Maintenant par rapport à notre deuxième affirmation, qui n'est pas mentionnée dans le texte, j'ai des difficultés à me rapporter à ce genre de projection dualiste. Interdépendance ? Propre bonheur ? Pensez-y ! D’accord ?
Question 8 - Stanza 44 :
Faites-moi périr par le feu
Ou coupez-moi la tête :
Jamais je ne m’inclinerai
Devant mes ennemis, les émotions négatives !
Cette strophe me bouleverse ! Je n'ai pas l'impression d'avoir jamais ressenti une telle motivation ! Comment pourrais-je mieux le comprendre ?
Réponse :
Ne vous inquiétez pas, soyez heureux ! Toutefois, comprenez que par ces exemples extrêmes, Shantidéva nous montre, de la manière la plus directe, l'importance d'abandonner nos émotions conflictuelles. C'est une condition sine qua-non pour progresser sur la voie de l'Éveil !

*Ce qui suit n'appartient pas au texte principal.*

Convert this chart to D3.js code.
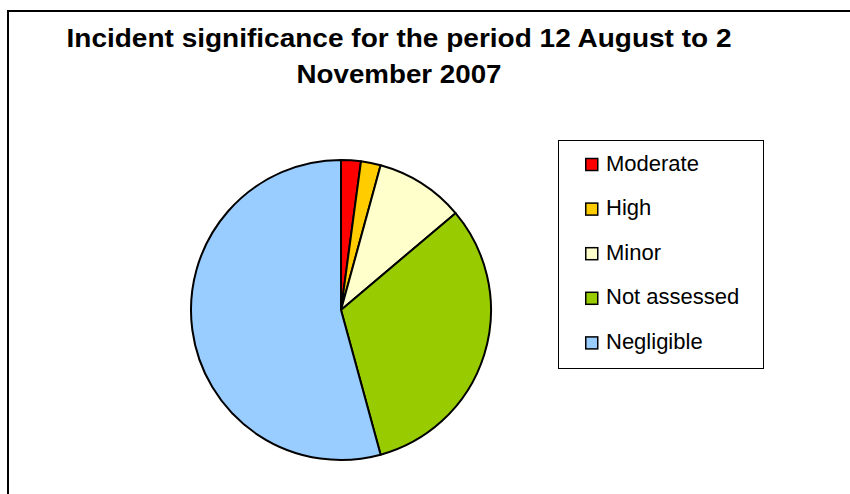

Nous nous arrêterons ici pour aujourd'hui. Comme il y a encore quelques questions auxquelles il faut répondre, ce sera fait samedi prochain. L'étude de la Bodhicaryâvatâra reprendra ensuite après le prochain webinaire sur la sadhana de "Karma Pakshi Lama'i Naljor" qui aura lieu du 13 au 21 août, un enseignement lié par samaya.
Je vous invite à demeurer quelque temps en quiétude mentale avant de dédier le mérite de cette session au profit de tous.